This post is part of our 'Looking Back To Go Forward' series, written by a mum called Rebecca. She was diagnosed with breast cancer while pregnant with her second child. Seven years after her diagnosis and treatment, she reflects on that time, how it affected her and some of the unexpected feelings and experiences it brought up.
Self-confidence can be described as having trust in one’s abilities and qualities and is a vital aspect of mental health. Life events which we have no choice or control over can reduce self-confidence because we have no known abilities to avoid them or manage the impact they have on us.
Reduced self-confidence can impact practical, personal and emotional aspects of life as well as choices and relationships. Many cancer patients speak of a lack of self-confidence following a diagnosis which they find difficult to resolve and recover from.
Prior to cancer I had a fragile self-confidence. My diagnosis of cancer ripped right through that and left me hiding from myself and the world around me. Because I had no other strategy I would make choices to fit in and seek the approval of others but underneath the compliant behaviour was a festering frustration that I wasn’t living the life I wanted to.
Treatment commenced and I got on with it, head down, focused on just making it through each day and whatever horror it may contain. I passively I accepted I was fairly powerless up against cancer. My mind was too overloaded at the time to recognise that by making it through each treatment and accompanying side effects, each difficult conversation and each trauma cancer created I was building my self-confidence. One day when I felt safe once more I looked back and recognised what I had been through and what I had achieved and reflected if I could get through that I could get through anything. Underneath the decimation erupting all around me there had been a faint but feisty constant determination which just kept going no matter how awful any situation was. I would snowplough through the treatments, side effects, tests, appointments as well as the accompanying paralysing fear and deep depression. If I could apply this part of me to other areas of my life I could achieve great things.
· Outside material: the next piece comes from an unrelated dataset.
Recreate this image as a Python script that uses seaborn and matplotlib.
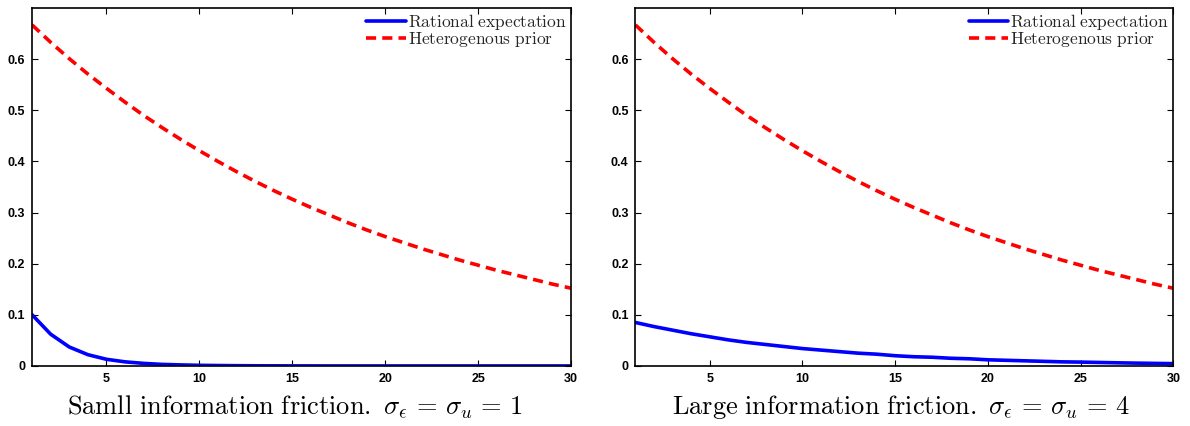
import numpy as np
import pandas as pd
import matplotlib
matplotlib.use("Agg")
import matplotlib.pyplot as plt
import seaborn as sns

periods = list(range(1, 31))

hetero_prior = [0.667, 0.633, 0.601, 0.571, 0.543, 0.516, 0.490, 0.466, 0.443, 0.421,
                0.400, 0.380, 0.361, 0.343, 0.326, 0.310, 0.295, 0.280, 0.266, 0.253,
                0.241, 0.229, 0.218, 0.207, 0.197, 0.187, 0.178, 0.169, 0.160, 0.152]

rational_small = [0.100, 0.062, 0.037, 0.022, 0.013, 0.008, 0.005, 0.003, 0.002, 0.0012,
                  0.0008, 0.0005, 0.0003, 0.0002, 0.0001, 0.0001, 0.0, 0.0, 0.0, 0.0,
                  0.0, 0.0, 0.0, 0.0, 0.0, 0.0, 0.0, 0.0, 0.0, 0.0]

rational_large = [0.085, 0.077, 0.070, 0.063, 0.057, 0.051, 0.046, 0.042, 0.038, 0.034,
                  0.031, 0.028, 0.025, 0.023, 0.020, 0.018, 0.017, 0.015, 0.014, 0.012,
                  0.011, 0.010, 0.009, 0.008, 0.0075, 0.0068, 0.0061, 0.0055, 0.0050, 0.0045]

titles = [r"$\mathrm{Samll\ information\ friction.}\ \sigma_\epsilon \,=\, \sigma_u \,=\, 1$",
          r"$\mathrm{Large\ information\ friction.}\ \sigma_\epsilon \,=\, \sigma_u \,=\, 4$"]
legend_labels = [r"$\mathrm{Rational\ expectation}$", r"$\mathrm{Heterogenous\ prior}$"]

x_ticks = [5, 10, 15, 20, 25, 30]
y_ticks = [0, 0.1, 0.2, 0.3, 0.4, 0.5, 0.6]
y_ticklabels = ["0", "0.1", "0.2", "0.3", "0.4", "0.5", "0.6"]

sns.set_style("ticks")
plt.rcParams["mathtext.fontset"] = "cm"
plt.rcParams["font.family"] = ["Liberation Sans", "DejaVu Sans"]

fig = plt.figure(figsize=(11.9, 4.26), dpi=100)
axes = [fig.add_axes([0.027, 0.141, 0.453, 0.840]),
        fig.add_axes([0.534, 0.141, 0.452, 0.840])]
label_x = [0.487, 0.493]

for ax, rat, title, lx in zip(axes, [rational_small, rational_large], titles, label_x):
    df = pd.DataFrame({"t": periods, "re": rat, "hp": hetero_prior})
    sns.lineplot(data=df, x="t", y="re", ax=ax, color="#0000ff", linewidth=2.6,
                 label=legend_labels[0])
    sns.lineplot(data=df, x="t", y="hp", ax=ax, color="#ff0000", linewidth=2.6,
                 linestyle=(0, (2.8, 1.7)), label=legend_labels[1])
    ax.set_xlim(1, 30)
    ax.set_ylim(0, 0.7)
    ax.set_xticks(x_ticks)
    ax.set_xticklabels([str(v) for v in x_ticks])
    ax.set_yticks(y_ticks)
    ax.set_yticklabels(y_ticklabels)
    ax.tick_params(direction="in", top=True, right=True, length=4, width=0.8,
                   labelsize=9, pad=5, colors="black")
    for lab in ax.get_xticklabels() + ax.get_yticklabels():
        lab.set_fontweight("bold")
    for sp in ax.spines.values():
        sp.set_visible(True)
        sp.set_linewidth(1.2)
        sp.set_color("black")
    ax.set_xlabel(title, fontsize=19, labelpad=6, color="black", x=lx)
    ax.set_ylabel("")
    leg = ax.legend(loc="upper right", frameon=False, handlelength=2.3,
                    handletextpad=0.1, labelspacing=-0.12, borderaxespad=0.2,
                    borderpad=0.05, fontsize=12.5)

fig.savefig("out.png", dpi=100)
The fear cancer created gave me the self-confidence to speak up and live the life which was right for me. I became considerably less compliant and relationships which were based on my compliance faltered and eventually failed but in walking away from these my self-confidence grew. By living the life which I wanted to I found parts of me I did really like which also built my self-confidence. As my self-confidence grew I began setting goals and targets which felt extremely special and rewarding when I achieved and also built my self-confidence.
I will however have self-confidence regarding cancer because cancer is out of my control. Cancer may strike without warning again at any time in any place. I have no ability to create remission or prevent progression or my response to treatment and in accepting this I am free to focus on areas where I can build and maintain my self-confidence.
How can you rebuild your self-confidence after cancer?
Be open and honest about cancer has impacted you
Seek emotional support if needed
Set small achievable goals on a daily, weekly and monthly basis
If these goals are too difficult adjust them to be more manageable and achievable and work towards these for a time each day
Acknowledge, celebrate and be proud of what you have achieved.
Exploring changes to self-confidence is a vital aspect in the recovery from cancer and continues to highlight the importance of acknowledging and supporting the emotional impact cancer has to ensure that quality of life returns as quickly and fully as possible.
Was your self-confidence affected by having cancer? How was your self-confidence affected by having cancer? What would help you rebuild your self-confidence after cancer?